Roman Republican governors of Gaul

Map showing regions of Gaul in 58 BC

Roman Republican governors[1] of Gaul were assigned to the province of Cisalpine Gaul (northern Italy) or to Transalpine Gaul, the Mediterranean region of present-day France also called the Narbonensis, though the latter term is sometimes reserved for a more strictly defined area administered from Narbonne (ancient Narbo).[2] Latin Gallia can also refer in this period to greater Gaul independent of Roman control, covering the remainder of France, Belgium, and parts of the Netherlands and Switzerland, often distinguished as Gallia Comata[3] and including regions also known as Celtica (Κελτική in Strabo and other Greek sources), Aquitania, Belgica, and Armorica (Brittany). To the Romans, Gallia was a vast and vague geographical entity distinguished by predominately Celtic inhabitants, with "Celticity" a matter of culture as much as speaking gallice ("in Celtic").

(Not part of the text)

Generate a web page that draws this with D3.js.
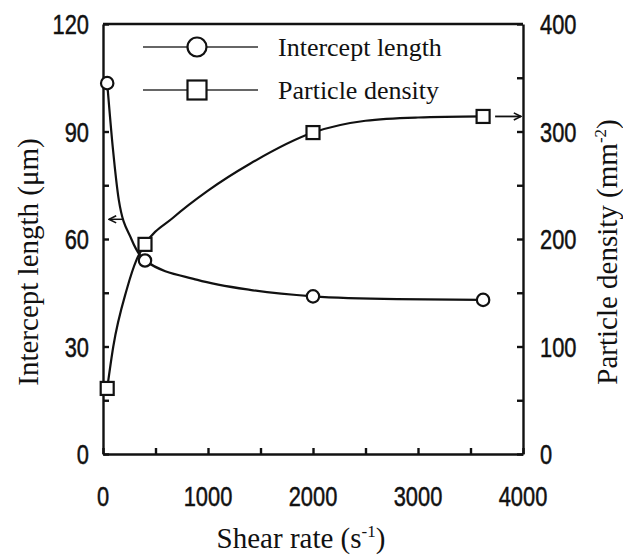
<!DOCTYPE html>
<html><head><meta charset="utf-8">
<script src="https://cdn.jsdelivr.net/npm/d3@7"></script>
<style>
body{margin:0;background:#fff;}
svg{display:block;}
.tick-label{font-family:"Liberation Sans",Arial,sans-serif;font-size:28px;fill:#111;stroke:#111;stroke-width:0.5px;}
.title{font-family:"Liberation Serif","Times New Roman",serif;font-size:29px;fill:#111;}
.legend-text{font-family:"Liberation Serif","Times New Roman",serif;font-size:26px;fill:#111;}
</style>
</head><body>
<script>
// ---- data ----
const xTickValues = [0, 1000, 2000, 3000, 4000];
const leftTickValues = [0, 30, 60, 90, 120];
const rightTickValues = [0, 100, 200, 300, 400];
const shearRate = [40, 400, 2000, 3620];
const interceptLength = [103.5, 54, 44, 43];
const particleDensity = [61, 195, 299, 314];
// traced smooth curves
const interceptCurveX = [40, 95, 150, 270, 400, 900, 1400, 2000, 2800, 3620];
const interceptCurveY = [103.5, 85, 71, 60, 54, 48.6, 45.8, 44, 43.2, 43];
const particleCurveX = [40, 98, 226, 321, 400, 670, 1000, 1400, 2000, 2500, 3000, 3620];
const particleCurveY = [61, 100, 153, 181, 195, 220, 245, 270, 299, 310, 313, 314];
const legendLabels = ["Intercept length", "Particle density"];

const W = 623, H = 555;
const m = {left: 103, right: 523, top: 24, bottom: 454};
const svg = d3.select("body").append("svg").attr("width", W).attr("height", H);

const x = d3.scaleLinear().domain([0, 4000]).range([m.left, m.right]);
const yL = d3.scaleLinear().domain([0, 120]).range([m.bottom, m.top]);
const yR = d3.scaleLinear().domain([0, 400]).range([m.bottom, m.top]);

// axes (ticks inward)
const axB = d3.axisBottom(x).tickValues(d3.range(0, 4001, 500)).tickSizeInner(-6).tickSizeOuter(0).tickFormat("");
const axL = d3.axisLeft(yL).tickValues(d3.range(0, 121, 15)).tickSizeInner(-6).tickSizeOuter(0).tickFormat("");
const axR = d3.axisRight(yR).tickValues(d3.range(0, 401, 50)).tickSizeInner(-6).tickSizeOuter(0).tickFormat("");
function styleAxis(g){ g.selectAll("path,line").attr("stroke","#111").attr("stroke-width",2.4); }
svg.append("g").attr("transform",`translate(0,${m.bottom})`).call(axB).call(styleAxis);
svg.append("g").attr("transform",`translate(${m.left},0)`).call(axL).call(styleAxis);
svg.append("g").attr("transform",`translate(${m.right},0)`).call(axR).call(styleAxis);
svg.append("line").attr("x1",m.left).attr("x2",m.right).attr("y1",m.top).attr("y2",m.top)
  .attr("stroke","#111").attr("stroke-width",2.4);

// tick labels (condensed)
const sx = 0.78;
svg.append("g").selectAll("text").data(xTickValues).join("text").attr("class","tick-label")
  .attr("transform",d=>`translate(${x(d)},506) scale(${sx},1)`).attr("text-anchor","middle").text(d=>d);
svg.append("g").selectAll("text").data(leftTickValues).join("text").attr("class","tick-label")
  .attr("transform",d=>`translate(89,${yL(d)}) scale(${sx},1)`).attr("dy","0.36em").attr("text-anchor","end").text(d=>d);
svg.append("g").selectAll("text").data(rightTickValues).join("text").attr("class","tick-label")
  .attr("transform",d=>`translate(540,${yR(d)}) scale(${sx},1)`).attr("dy","0.36em").attr("text-anchor","start").text(d=>d);

// titles
const tx = svg.append("text").attr("class","title").attr("x",301).attr("y",548).attr("text-anchor","middle");
tx.append("tspan").text("Shear rate (s");
tx.append("tspan").attr("font-size","17px").attr("dy","-11").text("-1");
tx.append("tspan").attr("dy","11").text(")");

svg.append("text").attr("class","title").attr("transform","translate(38,262) rotate(-90)")
  .attr("text-anchor","middle").text("Intercept length (\u03bcm)");

const tr = svg.append("text").attr("class","title").attr("transform","translate(617,252) rotate(-90)")
  .attr("text-anchor","middle");
tr.append("tspan").text("Particle density (mm");
tr.append("tspan").attr("font-size","17px").attr("dy","-11").text("-2");
tr.append("tspan").attr("dy","11").text(")");

// curves
const lineL = d3.line().x(d=>x(d[0])).y(d=>yL(d[1])).curve(d3.curveMonotoneX);
const lineR = d3.line().x(d=>x(d[0])).y(d=>yR(d[1])).curve(d3.curveMonotoneX);
svg.append("path").datum(d3.zip(interceptCurveX, interceptCurveY)).attr("d",lineL)
  .attr("fill","none").attr("stroke","#111").attr("stroke-width",2.2);
svg.append("path").datum(d3.zip(particleCurveX, particleCurveY)).attr("d",lineR)
  .attr("fill","none").attr("stroke","#111").attr("stroke-width",2.2);

// markers
svg.append("g").selectAll("circle").data(d3.zip(shearRate, interceptLength)).join("circle")
  .attr("cx",d=>x(d[0])).attr("cy",d=>yL(d[1])).attr("r",6.2)
  .attr("fill","#fff").attr("stroke","#111").attr("stroke-width",2.2);
svg.append("g").selectAll("rect").data(d3.zip(shearRate, particleDensity)).join("rect")
  .attr("x",d=>x(d[0])-6.5).attr("y",d=>yR(d[1])-6.5).attr("width",13).attr("height",13)
  .attr("fill","#fff").attr("stroke","#111").attr("stroke-width",2.2);

// arrows
const defs = svg.append("defs");
defs.append("marker").attr("id","ah").attr("viewBox","0 0 10 10").attr("refX",9).attr("refY",5)
  .attr("markerWidth",9).attr("markerHeight",9).attr("markerUnits","userSpaceOnUse").attr("orient","auto")
  .append("path").attr("d","M1,1 L9,5 L1,9").attr("fill","none").attr("stroke","#111").attr("stroke-width",1.8);
svg.append("line").attr("x1",x(3620)+12).attr("x2",m.right-2).attr("y1",yR(314)).attr("y2",yR(314))
  .attr("stroke","#111").attr("stroke-width",1.8).attr("marker-end","url(#ah)");
svg.append("line").attr("x1",123).attr("x2",109).attr("y1",yL(65.5)).attr("y2",yL(65.5))
  .attr("stroke","#111").attr("stroke-width",1.5).attr("marker-end","url(#ah)");

// legend
const leg = svg.append("g");
[0,1].forEach(i=>{
  const ly = i===0 ? 47 : 90;
  leg.append("line").attr("x1",143).attr("x2",258).attr("y1",ly).attr("y2",ly)
    .attr("stroke","#333").attr("stroke-width",1.4);
  if(i===0){
    leg.append("circle").attr("cx",197).attr("cy",ly).attr("r",9.5)
      .attr("fill","#fff").attr("stroke","#111").attr("stroke-width",2.2);
  } else {
    leg.append("rect").attr("x",187.5).attr("y",ly-9.5).attr("width",19).attr("height",19)
      .attr("fill","#fff").attr("stroke","#111").attr("stroke-width",2.2);
  }
  leg.append("text").attr("class","legend-text").attr("x",278).attr("y",ly+9).text(legendLabels[i]);
});
</script>
</body></html>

The Latin word provincia (plural provinciae) originally referred to a task assigned to an official or to a sphere of responsibility within which he was authorized to act,[4] including a military command attached to a specified theater of operations. The assignment of a provincia defined geographically thus did not always imply annexation of the territory under Roman rule. Provincial administration as such originated in efforts to stabilize an area in the aftermath of war, and only later was the provincia a formal, pre-existing administrative division regularly assigned to promagistrates. The provincia of Gaul therefore began as a military command, at first defensive and later expansionist.[5] Independent Gaul[6] was invaded by Julius Caesar in the 50s BC and organized under Roman administration by Augustus; see Roman Gaul for Gallic provinces in the Imperial era.

  1. ^ The English word "governor" is used here to encompass Latin-derived terminology including consul, praetor, dictator, proconsul, propraetor and "promagistrate" to refer generally to an individual in charge of an administrative area; the Latin word gubernator meant "helmsman, pilot."
  2. ^ The overview presented here relies primarily on A.L.F. Rivet, Gallia Narbonensis: Southern France in Roman Times (London, 1988), pp. 39–53, and Charles Ebel, Transalpine Gaul: The Emergence of a Roman Province (Brill, 1976); other sources include E. Badian, "Notes on Provincia Gallia in the Late Republic," in Mélanges d'archéologie et d'histoire offerts à André Piganiol (Paris, 1966), vol. 2; J.F. Drinkwater, Roman Gaul: The Three Provinces, 58 B.C.–A.D. 260 (Cornell University Press, 1983), pp. 1–34; and Christian Goudineau, César et la Gaule (Paris: Errance, 1990). Information not otherwise cited in the non-tabular portions of this article represents a consensus among these sources.
  3. ^ Gallia Comata is usually translated as the pejorative-sounding "Hairy Gaul," referring to the preference among Celts for longer hair and facial hair in contrast to the close-shorn Romans. Comatus, crinitus and similar Latin adjectives meaning "long-haired, having an abundance of hair" were regularly applied to deities such as Apollo and Dionysus, and the disparaging quality of the epithet can perhaps be exaggerated in translation.
  4. ^ During the Late Republic, for instance, two provinciae assigned at different times to Pompeius Magnus were operations against the pirates and oversight of the grain supply (cura annonae); these were not confined to a geographic region.
  5. ^ John Richardson, "The Administration of the Empire," in The Cambridge Ancient History (Cambridge University Press, 1994), vol. 9, pp. 564–565 online et passim, especially p. 580.
  6. ^ Le Gaule indépendante is the subtitle of volume 2 (1908) of Camille Jullian's monumental Histoire de la Gaule, referring to Gaul outside Roman rule at the time of Caesar's conquest.